Lucy explained to me how the machine, which reportedly can only manage 15 words a minute, has been used to write e-mail and even to laboriously write his bestseller.

Malaysian student Vincent Tang, a first class honours graduate in physics who had joined me for the interview, told Hawking about the latest design for a similar voice synthesizer by the Cambridge university.

That seemed to interest Hawking more than my questions, and earned a response from him. After another question from me on how he felt about the fate of the earth, there was a longer silence. His face showed an agonised look, as if he was struggling with an answer, and his cheeks were twitching.

While waiting for his response, Lucy took the opportunity to show me around his office. Hawking, despite his intellectual capacity, is a man with a strong sense of humour.

In one interview, he was reportedly asked how he managed to father three children and he replied: “The disease only affects voluntary muscles.”

He has also told the media in an interview that he loves watching TV crime series and The Simpsons.

A figurine of him sitting in a wheel chair, specially made for him as a gift by the producers of the TV cartoon show, sits proudly on his table. It is one of his favourite ornaments. There are more caricatures of him with the Simpsons characters. Hawking has appeared in cameo roles in the series.

There is also a picture on the wall of a grinning and delighted Hawking with a super-imposed visual of a very sexy Marilyn Monroe.
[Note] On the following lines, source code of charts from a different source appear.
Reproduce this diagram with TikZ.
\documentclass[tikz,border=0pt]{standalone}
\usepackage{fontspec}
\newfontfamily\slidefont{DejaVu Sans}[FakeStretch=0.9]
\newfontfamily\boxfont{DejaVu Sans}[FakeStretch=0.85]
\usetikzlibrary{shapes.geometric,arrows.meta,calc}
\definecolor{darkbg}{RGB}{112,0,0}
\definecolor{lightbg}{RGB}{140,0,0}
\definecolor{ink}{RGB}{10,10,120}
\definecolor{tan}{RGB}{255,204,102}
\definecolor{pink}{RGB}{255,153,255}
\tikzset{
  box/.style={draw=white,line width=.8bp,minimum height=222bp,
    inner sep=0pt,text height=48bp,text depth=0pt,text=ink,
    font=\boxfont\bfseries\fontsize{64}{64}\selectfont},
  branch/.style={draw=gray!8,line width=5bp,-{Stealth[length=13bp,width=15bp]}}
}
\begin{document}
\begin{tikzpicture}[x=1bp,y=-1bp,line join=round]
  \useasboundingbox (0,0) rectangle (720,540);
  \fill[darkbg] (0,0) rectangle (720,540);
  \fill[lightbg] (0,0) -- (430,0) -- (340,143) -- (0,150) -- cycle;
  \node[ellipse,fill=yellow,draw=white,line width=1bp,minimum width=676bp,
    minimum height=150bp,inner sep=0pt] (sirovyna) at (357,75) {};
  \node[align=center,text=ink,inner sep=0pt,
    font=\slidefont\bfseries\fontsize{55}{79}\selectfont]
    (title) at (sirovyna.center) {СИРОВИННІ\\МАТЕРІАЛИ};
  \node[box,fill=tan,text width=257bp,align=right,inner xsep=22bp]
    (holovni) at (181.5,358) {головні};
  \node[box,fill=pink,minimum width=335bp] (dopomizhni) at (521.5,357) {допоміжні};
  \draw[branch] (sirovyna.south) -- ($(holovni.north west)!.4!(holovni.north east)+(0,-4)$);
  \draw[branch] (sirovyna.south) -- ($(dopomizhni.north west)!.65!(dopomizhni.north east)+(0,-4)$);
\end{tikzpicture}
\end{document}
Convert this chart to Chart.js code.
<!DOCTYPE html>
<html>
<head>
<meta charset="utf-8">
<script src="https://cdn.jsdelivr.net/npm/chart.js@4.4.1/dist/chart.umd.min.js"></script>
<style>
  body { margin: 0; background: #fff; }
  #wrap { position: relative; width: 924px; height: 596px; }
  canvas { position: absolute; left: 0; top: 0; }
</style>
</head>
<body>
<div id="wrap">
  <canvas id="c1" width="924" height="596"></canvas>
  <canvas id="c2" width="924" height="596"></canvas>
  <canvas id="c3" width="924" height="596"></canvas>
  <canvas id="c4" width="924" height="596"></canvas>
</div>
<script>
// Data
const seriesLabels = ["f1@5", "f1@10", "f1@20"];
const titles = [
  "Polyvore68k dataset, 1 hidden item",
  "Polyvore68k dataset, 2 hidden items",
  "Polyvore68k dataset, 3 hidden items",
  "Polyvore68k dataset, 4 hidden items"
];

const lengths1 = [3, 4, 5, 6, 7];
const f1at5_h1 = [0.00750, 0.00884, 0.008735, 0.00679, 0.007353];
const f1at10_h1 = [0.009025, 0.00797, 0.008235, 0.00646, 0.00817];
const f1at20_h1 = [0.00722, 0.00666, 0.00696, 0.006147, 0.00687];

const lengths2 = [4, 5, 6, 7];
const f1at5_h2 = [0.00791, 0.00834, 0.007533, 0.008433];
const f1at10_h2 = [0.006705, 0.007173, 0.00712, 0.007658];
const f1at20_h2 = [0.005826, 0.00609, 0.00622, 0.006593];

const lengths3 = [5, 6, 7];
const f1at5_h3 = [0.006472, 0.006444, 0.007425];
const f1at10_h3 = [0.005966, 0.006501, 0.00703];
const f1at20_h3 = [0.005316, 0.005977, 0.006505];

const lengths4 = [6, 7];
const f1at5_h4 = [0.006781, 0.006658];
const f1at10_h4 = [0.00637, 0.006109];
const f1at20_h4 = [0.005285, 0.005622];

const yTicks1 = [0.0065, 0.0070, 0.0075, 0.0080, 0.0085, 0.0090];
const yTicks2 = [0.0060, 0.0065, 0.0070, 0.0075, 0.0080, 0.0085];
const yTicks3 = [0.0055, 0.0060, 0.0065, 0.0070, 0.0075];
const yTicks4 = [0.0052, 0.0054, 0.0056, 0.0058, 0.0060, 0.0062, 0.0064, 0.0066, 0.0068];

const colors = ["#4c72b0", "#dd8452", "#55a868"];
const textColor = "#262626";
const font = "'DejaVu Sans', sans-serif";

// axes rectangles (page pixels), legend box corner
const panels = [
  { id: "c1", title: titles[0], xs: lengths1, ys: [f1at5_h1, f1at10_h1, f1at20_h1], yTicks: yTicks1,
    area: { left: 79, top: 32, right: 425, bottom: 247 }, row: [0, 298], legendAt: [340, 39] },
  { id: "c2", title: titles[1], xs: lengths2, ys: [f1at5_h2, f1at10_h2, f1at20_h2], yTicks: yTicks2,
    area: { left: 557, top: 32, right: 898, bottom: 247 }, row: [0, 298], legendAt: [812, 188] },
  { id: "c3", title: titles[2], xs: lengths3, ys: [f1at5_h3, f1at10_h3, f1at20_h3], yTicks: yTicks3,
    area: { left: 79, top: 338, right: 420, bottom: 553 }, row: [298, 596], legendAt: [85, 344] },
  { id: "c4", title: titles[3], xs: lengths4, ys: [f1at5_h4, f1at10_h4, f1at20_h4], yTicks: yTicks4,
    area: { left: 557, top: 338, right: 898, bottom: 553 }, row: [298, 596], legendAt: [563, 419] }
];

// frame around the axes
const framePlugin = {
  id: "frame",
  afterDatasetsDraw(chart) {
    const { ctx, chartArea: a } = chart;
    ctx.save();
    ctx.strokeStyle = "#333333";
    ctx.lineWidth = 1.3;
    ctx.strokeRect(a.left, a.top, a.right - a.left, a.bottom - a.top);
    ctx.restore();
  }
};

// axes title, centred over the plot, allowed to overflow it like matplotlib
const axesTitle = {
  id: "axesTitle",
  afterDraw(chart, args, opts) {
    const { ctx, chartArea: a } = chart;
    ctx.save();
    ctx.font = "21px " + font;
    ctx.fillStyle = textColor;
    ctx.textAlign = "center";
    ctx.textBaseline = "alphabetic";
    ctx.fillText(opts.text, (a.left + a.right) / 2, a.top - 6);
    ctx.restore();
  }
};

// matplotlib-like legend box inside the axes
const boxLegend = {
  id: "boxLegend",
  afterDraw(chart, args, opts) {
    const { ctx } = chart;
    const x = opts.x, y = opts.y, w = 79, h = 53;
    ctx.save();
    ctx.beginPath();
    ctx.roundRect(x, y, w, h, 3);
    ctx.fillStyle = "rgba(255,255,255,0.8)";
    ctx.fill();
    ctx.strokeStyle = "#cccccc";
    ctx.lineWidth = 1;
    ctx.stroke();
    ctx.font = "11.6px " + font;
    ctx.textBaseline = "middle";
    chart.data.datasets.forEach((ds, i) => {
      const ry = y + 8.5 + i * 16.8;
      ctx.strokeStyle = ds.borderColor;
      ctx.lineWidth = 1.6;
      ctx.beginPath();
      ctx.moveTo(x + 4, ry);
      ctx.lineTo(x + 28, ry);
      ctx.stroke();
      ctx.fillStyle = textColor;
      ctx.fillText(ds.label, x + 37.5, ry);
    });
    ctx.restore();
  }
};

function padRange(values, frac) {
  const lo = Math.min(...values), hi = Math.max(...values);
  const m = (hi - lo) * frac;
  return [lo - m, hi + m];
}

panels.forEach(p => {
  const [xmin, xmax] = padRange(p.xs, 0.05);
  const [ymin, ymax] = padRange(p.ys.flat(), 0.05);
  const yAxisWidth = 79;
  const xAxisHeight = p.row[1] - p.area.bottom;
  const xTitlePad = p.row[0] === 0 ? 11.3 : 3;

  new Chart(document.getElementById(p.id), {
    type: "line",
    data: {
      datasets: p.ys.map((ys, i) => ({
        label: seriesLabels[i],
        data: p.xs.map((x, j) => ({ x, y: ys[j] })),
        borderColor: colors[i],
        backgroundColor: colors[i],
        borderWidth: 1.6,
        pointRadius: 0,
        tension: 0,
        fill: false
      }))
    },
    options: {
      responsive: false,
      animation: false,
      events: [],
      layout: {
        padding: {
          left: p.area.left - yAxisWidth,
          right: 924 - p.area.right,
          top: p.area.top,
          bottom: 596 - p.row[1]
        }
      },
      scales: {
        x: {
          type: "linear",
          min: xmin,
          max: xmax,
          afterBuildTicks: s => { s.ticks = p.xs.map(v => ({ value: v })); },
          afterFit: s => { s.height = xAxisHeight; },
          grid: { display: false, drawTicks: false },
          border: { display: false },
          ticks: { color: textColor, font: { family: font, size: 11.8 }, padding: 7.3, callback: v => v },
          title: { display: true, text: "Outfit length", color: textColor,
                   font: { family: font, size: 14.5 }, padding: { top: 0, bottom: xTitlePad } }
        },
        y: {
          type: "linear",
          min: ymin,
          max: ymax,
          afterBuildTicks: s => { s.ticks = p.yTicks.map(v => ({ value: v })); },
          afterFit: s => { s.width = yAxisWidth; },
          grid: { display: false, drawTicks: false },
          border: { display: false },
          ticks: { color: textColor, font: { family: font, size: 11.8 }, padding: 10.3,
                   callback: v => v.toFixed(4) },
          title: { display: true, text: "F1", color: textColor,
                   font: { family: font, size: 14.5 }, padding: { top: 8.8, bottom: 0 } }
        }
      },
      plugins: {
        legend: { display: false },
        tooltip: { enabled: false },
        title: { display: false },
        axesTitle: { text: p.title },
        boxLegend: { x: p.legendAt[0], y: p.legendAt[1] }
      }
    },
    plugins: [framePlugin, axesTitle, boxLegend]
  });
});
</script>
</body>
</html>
The late actress remains one of his idols.

Then there is a picture of him with United States President Barack Obama, who awarded Hawking with the Presidential Medal of Freedom – America’s top civilian award – at the White House in August 2009. It was one of his rare trips overseas. The physicist clearly adores Obama; there are Obama buttons on the bookshelves.

There are also photographs of Hawking at a zero-gravity excursion at Zero Gravity Corporation in the US in 2007. For the first time in 40 years, the quadriplegic could move freely without his wheelchair. The child-like delight on his face is clearly captured in the pictures on the walls at the entrance of his office.

Hawking has clearly defied the odds and there is still much he wants to achieve. An advocate of space exploration, he wants to travel to space as a tourist.

“Perhaps, one day I will go to space,” he said in the interview.

But back on earth, he still has one mission to accomplish with Lucy. They have finished two children’s books – George’s Secret Key to the Universe and George’s Cosmic Treasure Hunt which give children and even adults a better grasp of cosmic mysteries – and are working on the third. It is expected to be published later this year.

There is now a plan to turn the Harry Potter-like trilogy into a play.

“There are many things I want to achieve. If we lose our dreams, we will die,” he said.

“I don’t have much that is positive to say about the motor neurone disease but it has taught me not to pity myself, because others are worse off, and to get on with what I can still do.”